Doors wide open for Major Groups and other Stakeholders
The HLPF is the most inclusive and participatory process of its kind, bringing all States Members of the United Nations and States members of specialized agencies together. Through the major groups and other stakeholders format it provides participation opportunities for non-central state actors like no other UN process does. Major groups, civil society and other stakeholders will have various opportunities to contribute to the discussions at the HLPF, including morning sessions with the ECOSOC President and participation as panellists and lead discussants in a number of dialogues.
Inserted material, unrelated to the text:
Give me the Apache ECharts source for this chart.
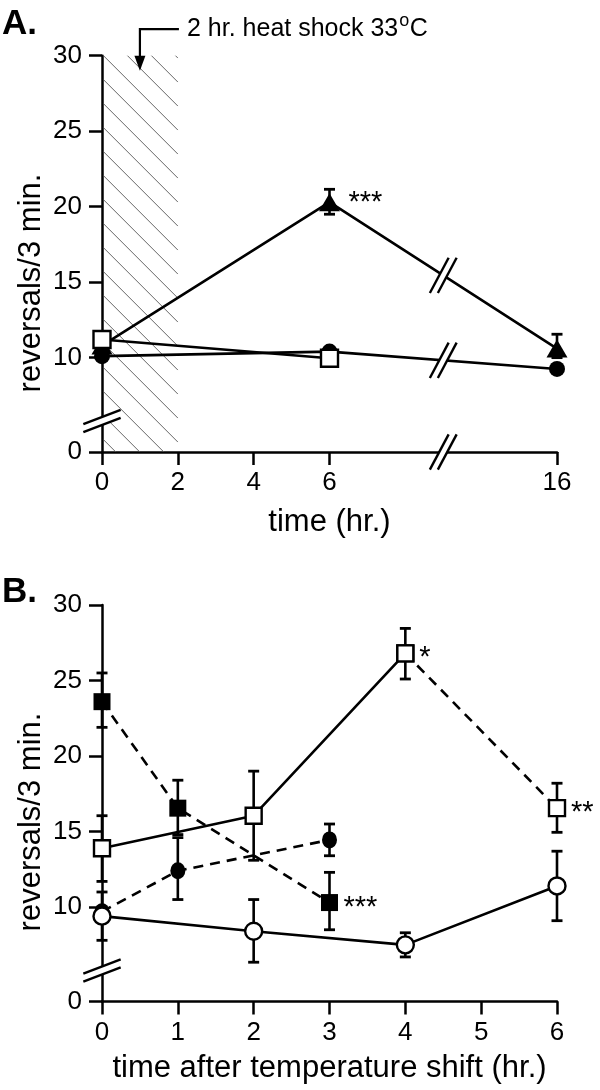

Anyone interested in sharing their views, messages or questions with participants at the high-level political forum can do so by tweeting or posting on Facebook using #HLPF. Selected messages and questions will be shared with participants at the Forum. More information about this can be found on the Sustainable Development Knowledge Platform (SDKP).
Sustainable development science as foundation
The Rio+20 Conference highlighted the importance of basing sustainable development policies on solid science including through a Global Sustainable Development Report (GSDR), which is to bring together existing assessments and to strengthen the science‐policy interface at the HLPF.
In response to the Rio+20 mandate, a “prototype” report has been produced. It illustrates a range of potential content, alternative approaches and various ways of participation in respect to such a report. The prototype Global Sustainable Development Report will be presented by Under-Secretary-General Wu Hongbo at the Forum.